The color constancy index varied between 0.11 and 0.83 and although all three mechanisms were silenced in one condition, the level of constancy did not drop to zero. The results revealed that none of the three mechanisms could account for color constancy completely and the authors suggested that there may be other cues and mechanisms contributing to color constancy apart from the ones studied.
Real objects and surfaces were also used by de Almeida, Fiadeiro, and Nascimento (
2004) who presented two almost identical scenes concurrently to their observers. All objects and surfaces in the left and right scenes were identical, except for a cube in the middle of each scene. In the left scene, the 3D cube was made of real paper representing a test color, whereas in the right scene it was a virtual image of a cube whose color appearance could be manipulated via a computer. Both scenes were presented under different illuminations and observers adjusted the appearance of the virtual cube, by varying its chromaticity and luminance, until it appeared to be made of the same paper as the real cube in the other scene. The resulting color matches were fairly accurate throughout all surface colors and illuminants tested, revealing a high level of color constancy (the color constancy index varied from 0.81 to 0.93). The authors argued that the good results were a consequence of the 3D setup and the natural-looking stimuli.
Ling and Hurlbert (
2006) studied the effect of color memory on color constancy using a 3D dome that always represented the test color.
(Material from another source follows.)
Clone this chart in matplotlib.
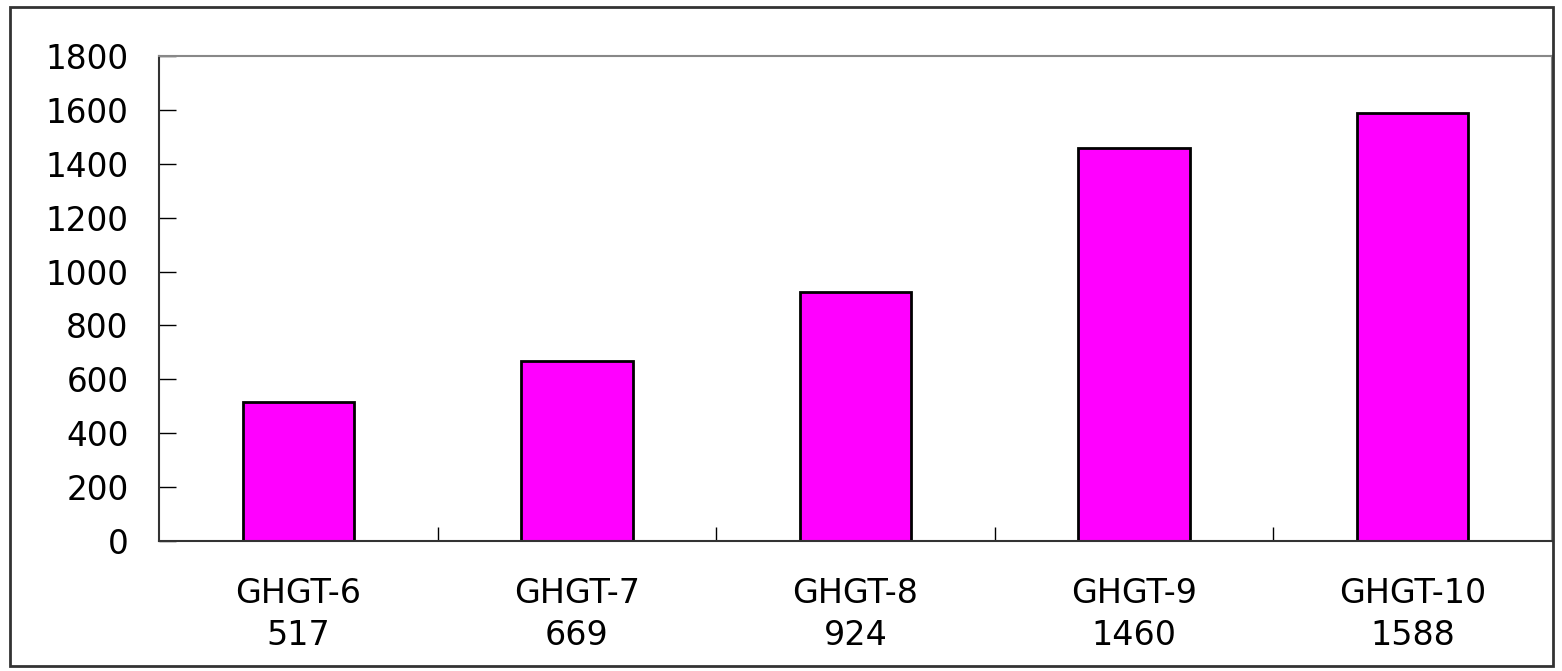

After memorizing the test color, observers selected the matching color patch from a selection of 2D patches. Throughout the experiment, the changes in appearance of the dome and the patches did not arise from an actual surface reflectance change but were generated by computer-controlled lighting illuminating white surfaces. The achieved level of color constancy lies between 0.61 and 0.84. The authors reported that the used paradigm was not ideal because the sudden apparent change of the surface color of the dome and the patches was interpreted by the observers as artificial and not as a real surface change. Therefore, the observers might have made an appearance match instead of a surface match.
Zaidi and Bostic (
2008) also used a 3D setup to study object identification across illumination changes. Observers were presented with four real objects, of which three had the same reflectance properties. Two objects were viewed under illuminant 1, two under illuminant 2. Observers had to identify the one object under illuminant 2, which had different reflectance properties from the one shown under illuminant 1. The authors argue that their results could not be explained by color constancy, contrast constancy, inverse optics, or neural signal matching algorithms, but rather by a similarity-based suboptimal strategy that saves on the computational costs.